Microsoft creates 15,000-member ‘Digital Transformation Platform Group’ in latest reorg

Microsoft

Last week, Microsoft announced internally YAR (yet another reorg) on Executive Vice President Scott Guthrie’s Cloud and AI side of the house. The reorg was spurred, at least in part, by the June retirement of head of Corporate Strategy Kurt DelBene — a move Microsoft announced in January 2021. However, the reorg also seems to be meant to consolidate many of the disparate piece parts of the “Microsoft Cloud,” including Dynamics ERP/CRM, AI, IoT and Microsoft’s data platform products.

From what I can tell, the March 11 reorg is more of a musical-chairs type one, rather than any kind of cost-cutting/layoff-prep one.

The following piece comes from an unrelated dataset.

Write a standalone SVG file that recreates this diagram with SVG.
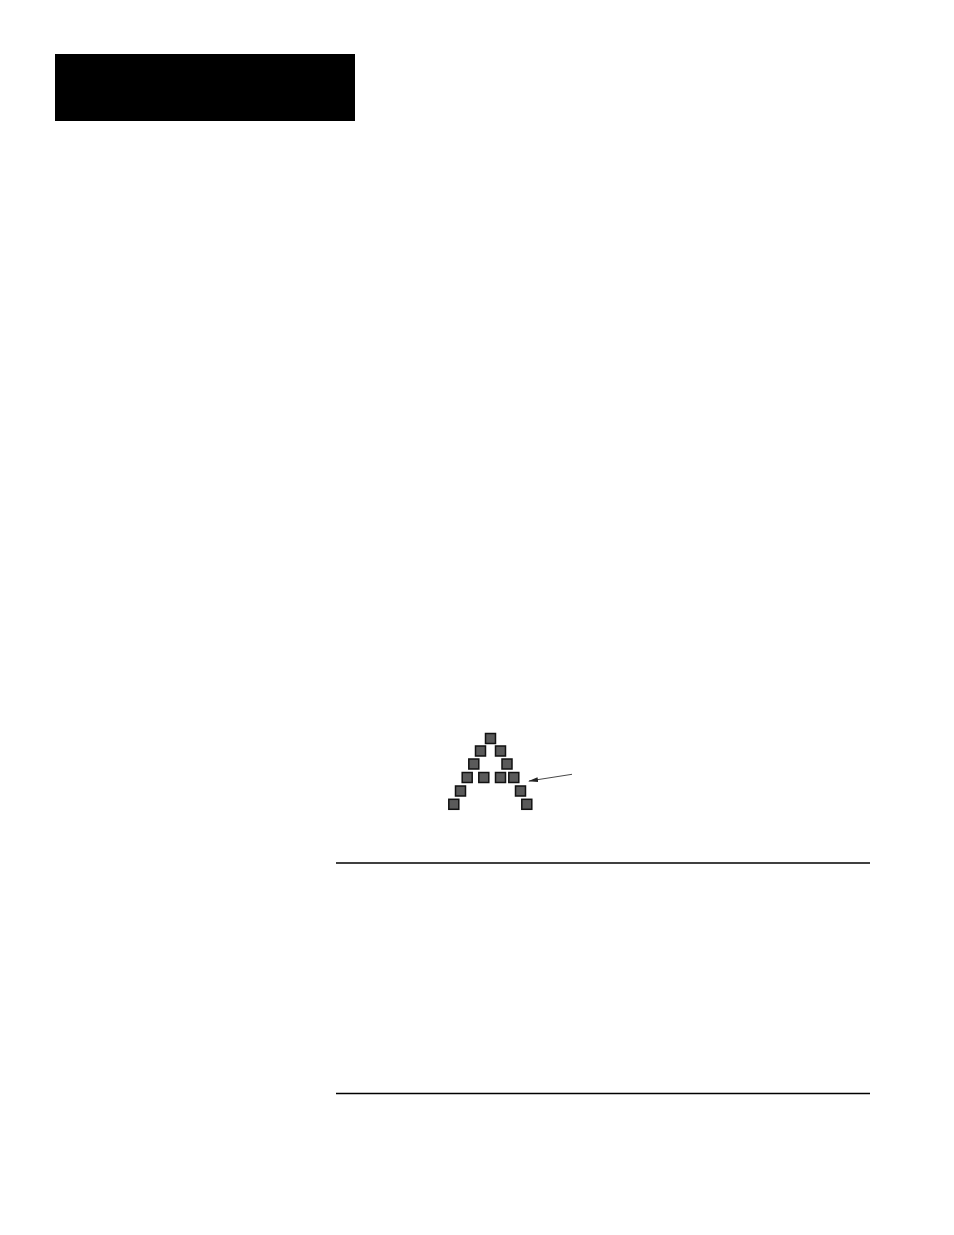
<svg xmlns="http://www.w3.org/2000/svg" width="954" height="1235" viewBox="0 0 954 1235">
<style>
.sq{fill:#5a5a5a;stroke:#111;stroke-width:1.5}
.rule{stroke:#000;stroke-width:1.3}
.arr{stroke:#333;stroke-width:0.9;fill:none}
</style>
<defs>
<marker id="ah" markerWidth="10" markerHeight="6" refX="9" refY="3" orient="auto" markerUnits="userSpaceOnUse">
<path d="M0,0.5 L10,3 L0,5.5 Z" fill="#222"/>
</marker>
</defs>
<rect id="header" x="55" y="54" width="300" height="67" fill="#000"/>
<g id="pattern">
<rect class="sq" x="485.5" y="733.5" width="10" height="10"/>
<rect class="sq" x="475.5" y="746" width="10" height="10"/>
<rect class="sq" x="495.5" y="746" width="10" height="10"/>
<rect class="sq" x="468.8" y="759" width="10" height="10"/>
<rect class="sq" x="502" y="759" width="10" height="10"/>
<rect class="sq" x="462.2" y="772.5" width="10" height="10"/>
<rect class="sq" x="478.8" y="772.5" width="10" height="10"/>
<rect class="sq" x="495.5" y="772.5" width="10" height="10"/>
<rect class="sq" x="508.8" y="772.5" width="10" height="10"/>
<rect class="sq" x="455.5" y="786" width="10" height="10"/>
<rect class="sq" x="515.5" y="786" width="10" height="10"/>
<rect class="sq" x="448.8" y="799.3" width="10" height="10"/>
<rect class="sq" x="521.8" y="799.3" width="10" height="10"/>
</g>
<g id="connectors">
<line class="arr" x1="572" y1="774.3" x2="529" y2="781" marker-end="url(#ah)"/>
</g>
<line class="rule" x1="336" y1="863" x2="870" y2="863"/>
<line class="rule" x1="336" y1="1093.5" x2="870" y2="1093.5"/>
</svg>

At the top level, Microsoft moved various teams under two key execs: James Phillips and Andrew Wilson. James Phillips, who has been heading up Business Applications (Dynamics and the Power Platform), is, as of last week, President of Microsoft’s new Digital Transformation Platform Group. And unlike most things labeled “digital transformation” at Microsoft, this group is actually about developing and delivering products. Phillips now oversees 15,000 people working in Dynamics 365, Power Platform, Azure AI Platform, Azure Data Platform, Azure IoT Platform and the growing family of Microsoft Cloud for Industry solutions.

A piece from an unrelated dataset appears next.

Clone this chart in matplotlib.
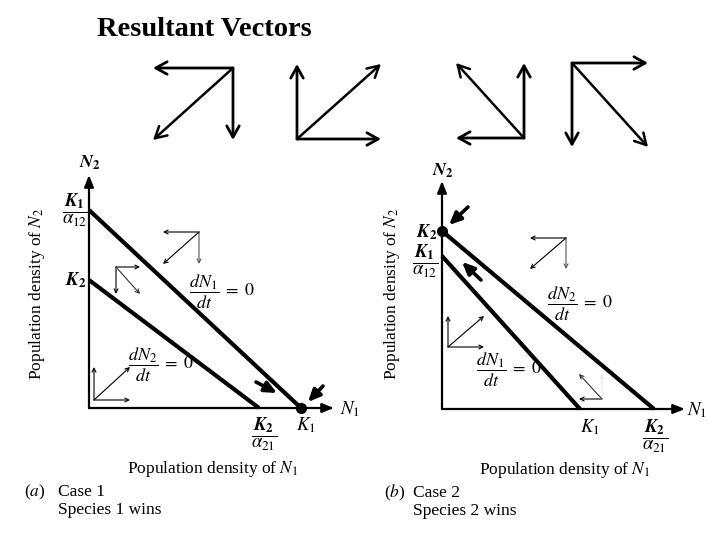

Phillips joined Microsoft in 2012 as strategic advisor to Satya Nadella, who was then President of Microsoft’s Cloud and Enterprise Division. He joined Microsoft from NoSQL database vendor Couchbase, where he was a co-founder and CEO.

Andrew Wilson is now heading up Microsoft Digital. (He previously was CIO of Accenture and, then, Microsoft’s Chief Digital Officer.) In January, Microsoft officials announced that Wilson would be in charge of Core Services Engineering, which acts as the internal IT department for Microsoft’s roughly 170,000 employees. Core Services Engineering also works with customers to show off Microsoft’s deployment and operation of its own cloud services.

Phillips and Wilson are both reporting to Guthrie. Executive President Jason Zander is continuing to head up Azure’s core infrastructure. The Azure Platform as a Service (PaaS) tooling is moving to Microsoft’s Developer Division under Corporate Vice President Julia Liuson. Gabe Monroy, Vice President of the Azure Developer experience — PaaS, serverless functions, API management and open source investments — is reporting to Liuson.

I asked Microsoft fore more information on last week’s reorg and was told by a spokesperson that the company would confirm it had happened but would not share more details.

During recent events and earnings calls, Microsoft officials have highlighted Microsoft’s claim that it is the largest public cloud vendor. The way Microsoft makes this claim is by totaling Azure, Microsoft 365, Dynamics 365 and other “commercial cloud” assets. There is no commercially available product known as “the Microsoft Cloud.” But this latest reorg moves the company a step closer to solidifying the Microsoft Cloud positioning (captured in the slide embedded in this blog post from Microsoft’s recent Ignite conference).

Microsoft also is intent on building up its Dynamics and Power Platform businesses. One way to do this is to integrate those offerings with other Microsoft cloud services, such as Microsoft 365/Teams, GitHub, IoT and more.